─── Stored data

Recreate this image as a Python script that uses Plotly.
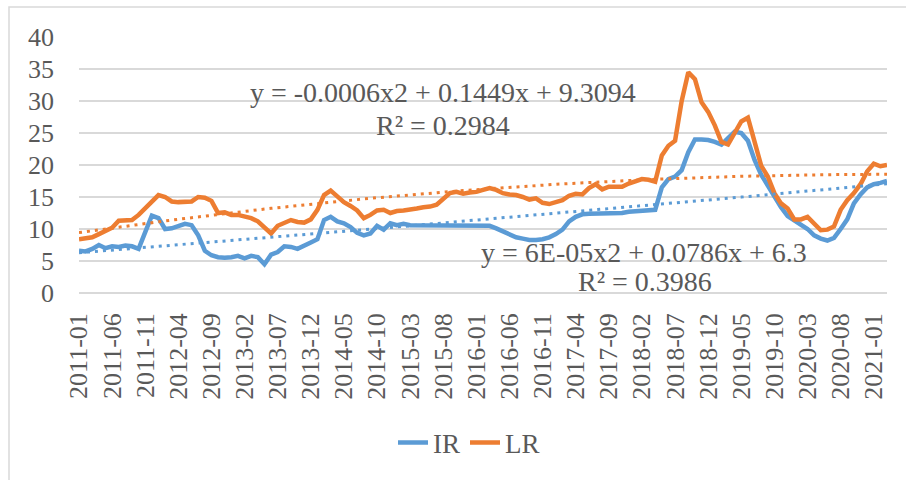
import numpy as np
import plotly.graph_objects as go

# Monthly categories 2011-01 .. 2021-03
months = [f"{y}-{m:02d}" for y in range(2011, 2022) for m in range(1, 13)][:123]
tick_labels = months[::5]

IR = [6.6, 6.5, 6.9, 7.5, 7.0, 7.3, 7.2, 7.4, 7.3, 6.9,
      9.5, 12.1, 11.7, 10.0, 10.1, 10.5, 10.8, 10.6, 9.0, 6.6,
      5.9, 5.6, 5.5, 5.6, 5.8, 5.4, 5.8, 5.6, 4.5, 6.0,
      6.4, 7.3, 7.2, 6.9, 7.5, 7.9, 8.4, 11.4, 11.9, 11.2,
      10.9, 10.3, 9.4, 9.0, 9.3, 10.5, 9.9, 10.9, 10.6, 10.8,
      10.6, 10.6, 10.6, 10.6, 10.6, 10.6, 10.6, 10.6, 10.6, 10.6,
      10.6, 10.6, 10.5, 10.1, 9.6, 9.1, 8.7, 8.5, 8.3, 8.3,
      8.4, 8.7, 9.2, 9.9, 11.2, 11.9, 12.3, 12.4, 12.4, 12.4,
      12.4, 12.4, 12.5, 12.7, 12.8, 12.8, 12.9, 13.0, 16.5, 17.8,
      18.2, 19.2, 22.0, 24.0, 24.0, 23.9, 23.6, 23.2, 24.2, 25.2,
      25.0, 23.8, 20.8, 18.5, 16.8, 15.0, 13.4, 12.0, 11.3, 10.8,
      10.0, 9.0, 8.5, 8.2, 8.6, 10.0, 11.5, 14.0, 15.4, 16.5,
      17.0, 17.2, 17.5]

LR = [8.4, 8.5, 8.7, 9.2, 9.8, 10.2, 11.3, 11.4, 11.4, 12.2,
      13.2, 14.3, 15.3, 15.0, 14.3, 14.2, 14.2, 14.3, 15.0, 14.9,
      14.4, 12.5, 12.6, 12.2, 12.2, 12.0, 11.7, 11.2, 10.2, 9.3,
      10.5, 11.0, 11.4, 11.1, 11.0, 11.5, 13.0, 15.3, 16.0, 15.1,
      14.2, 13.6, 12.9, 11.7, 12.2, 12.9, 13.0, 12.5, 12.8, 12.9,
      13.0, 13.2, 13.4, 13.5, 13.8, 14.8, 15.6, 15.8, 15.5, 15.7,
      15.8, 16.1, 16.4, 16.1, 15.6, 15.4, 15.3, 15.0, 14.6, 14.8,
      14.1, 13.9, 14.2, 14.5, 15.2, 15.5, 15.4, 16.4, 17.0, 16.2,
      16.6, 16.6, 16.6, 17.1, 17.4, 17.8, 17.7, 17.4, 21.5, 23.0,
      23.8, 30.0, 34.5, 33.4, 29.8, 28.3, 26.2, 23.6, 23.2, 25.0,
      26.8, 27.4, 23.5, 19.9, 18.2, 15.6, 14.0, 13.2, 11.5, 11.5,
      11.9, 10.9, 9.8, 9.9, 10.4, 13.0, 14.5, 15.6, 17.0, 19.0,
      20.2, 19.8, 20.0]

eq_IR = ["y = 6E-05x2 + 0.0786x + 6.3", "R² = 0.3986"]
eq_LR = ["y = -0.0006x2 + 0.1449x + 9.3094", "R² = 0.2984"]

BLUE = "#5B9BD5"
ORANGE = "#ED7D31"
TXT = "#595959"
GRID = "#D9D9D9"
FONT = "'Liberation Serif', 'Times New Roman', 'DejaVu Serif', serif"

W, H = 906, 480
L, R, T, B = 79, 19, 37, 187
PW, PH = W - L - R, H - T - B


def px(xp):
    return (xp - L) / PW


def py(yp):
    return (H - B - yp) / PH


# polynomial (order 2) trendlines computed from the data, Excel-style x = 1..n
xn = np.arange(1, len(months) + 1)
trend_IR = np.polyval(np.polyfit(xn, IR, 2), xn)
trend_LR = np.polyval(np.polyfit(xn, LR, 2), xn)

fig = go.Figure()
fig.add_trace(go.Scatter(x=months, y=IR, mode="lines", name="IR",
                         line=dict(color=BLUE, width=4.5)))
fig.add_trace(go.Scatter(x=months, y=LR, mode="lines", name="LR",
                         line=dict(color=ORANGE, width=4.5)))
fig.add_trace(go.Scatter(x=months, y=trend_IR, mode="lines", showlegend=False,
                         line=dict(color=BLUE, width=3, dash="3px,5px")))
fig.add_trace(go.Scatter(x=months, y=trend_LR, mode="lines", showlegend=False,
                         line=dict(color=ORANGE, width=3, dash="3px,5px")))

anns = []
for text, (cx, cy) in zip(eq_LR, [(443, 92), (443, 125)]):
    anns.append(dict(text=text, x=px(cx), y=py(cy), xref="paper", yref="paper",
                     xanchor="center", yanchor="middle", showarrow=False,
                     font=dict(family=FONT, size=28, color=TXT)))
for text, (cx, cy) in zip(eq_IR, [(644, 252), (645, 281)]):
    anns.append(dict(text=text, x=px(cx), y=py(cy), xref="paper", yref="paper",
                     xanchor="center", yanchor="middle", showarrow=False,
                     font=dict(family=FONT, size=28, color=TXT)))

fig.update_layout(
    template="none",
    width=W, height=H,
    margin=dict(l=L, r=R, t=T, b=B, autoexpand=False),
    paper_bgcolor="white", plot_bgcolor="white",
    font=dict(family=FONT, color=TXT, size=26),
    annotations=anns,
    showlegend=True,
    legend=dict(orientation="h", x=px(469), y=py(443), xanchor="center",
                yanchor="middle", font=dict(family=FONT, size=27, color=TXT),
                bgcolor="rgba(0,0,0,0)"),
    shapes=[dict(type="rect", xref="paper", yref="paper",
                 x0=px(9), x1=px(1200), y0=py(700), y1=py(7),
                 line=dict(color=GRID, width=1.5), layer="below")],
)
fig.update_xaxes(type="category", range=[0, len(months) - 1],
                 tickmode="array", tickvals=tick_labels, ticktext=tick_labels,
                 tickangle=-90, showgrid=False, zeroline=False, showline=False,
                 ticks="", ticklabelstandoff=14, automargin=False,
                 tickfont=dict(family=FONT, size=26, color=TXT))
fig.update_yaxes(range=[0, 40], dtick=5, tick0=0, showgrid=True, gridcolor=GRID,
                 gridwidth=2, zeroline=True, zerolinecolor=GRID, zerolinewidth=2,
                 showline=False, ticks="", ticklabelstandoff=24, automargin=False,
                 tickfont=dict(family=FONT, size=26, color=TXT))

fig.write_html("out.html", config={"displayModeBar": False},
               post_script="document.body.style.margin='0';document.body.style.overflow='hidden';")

──────

- Exercise instructions -
Print the data above verbatim from the first line through the line holding "17.0, 17.2, 17.5]", leaving every picture out.

- In response -
Recreate this image as a Python script that uses Plotly.
import numpy as np
import plotly.graph_objects as go

# Monthly categories 2011-01 .. 2021-03
months = [f"{y}-{m:02d}" for y in range(2011, 2022) for m in range(1, 13)][:123]
tick_labels = months[::5]

IR = [6.6, 6.5, 6.9, 7.5, 7.0, 7.3, 7.2, 7.4, 7.3, 6.9,
      9.5, 12.1, 11.7, 10.0, 10.1, 10.5, 10.8, 10.6, 9.0, 6.6,
      5.9, 5.6, 5.5, 5.6, 5.8, 5.4, 5.8, 5.6, 4.5, 6.0,
      6.4, 7.3, 7.2, 6.9, 7.5, 7.9, 8.4, 11.4, 11.9, 11.2,
      10.9, 10.3, 9.4, 9.0, 9.3, 10.5, 9.9, 10.9, 10.6, 10.8,
      10.6, 10.6, 10.6, 10.6, 10.6, 10.6, 10.6, 10.6, 10.6, 10.6,
      10.6, 10.6, 10.5, 10.1, 9.6, 9.1, 8.7, 8.5, 8.3, 8.3,
      8.4, 8.7, 9.2, 9.9, 11.2, 11.9, 12.3, 12.4, 12.4, 12.4,
      12.4, 12.4, 12.5, 12.7, 12.8, 12.8, 12.9, 13.0, 16.5, 17.8,
      18.2, 19.2, 22.0, 24.0, 24.0, 23.9, 23.6, 23.2, 24.2, 25.2,
      25.0, 23.8, 20.8, 18.5, 16.8, 15.0, 13.4, 12.0, 11.3, 10.8,
      10.0, 9.0, 8.5, 8.2, 8.6, 10.0, 11.5, 14.0, 15.4, 16.5,
      17.0, 17.2, 17.5]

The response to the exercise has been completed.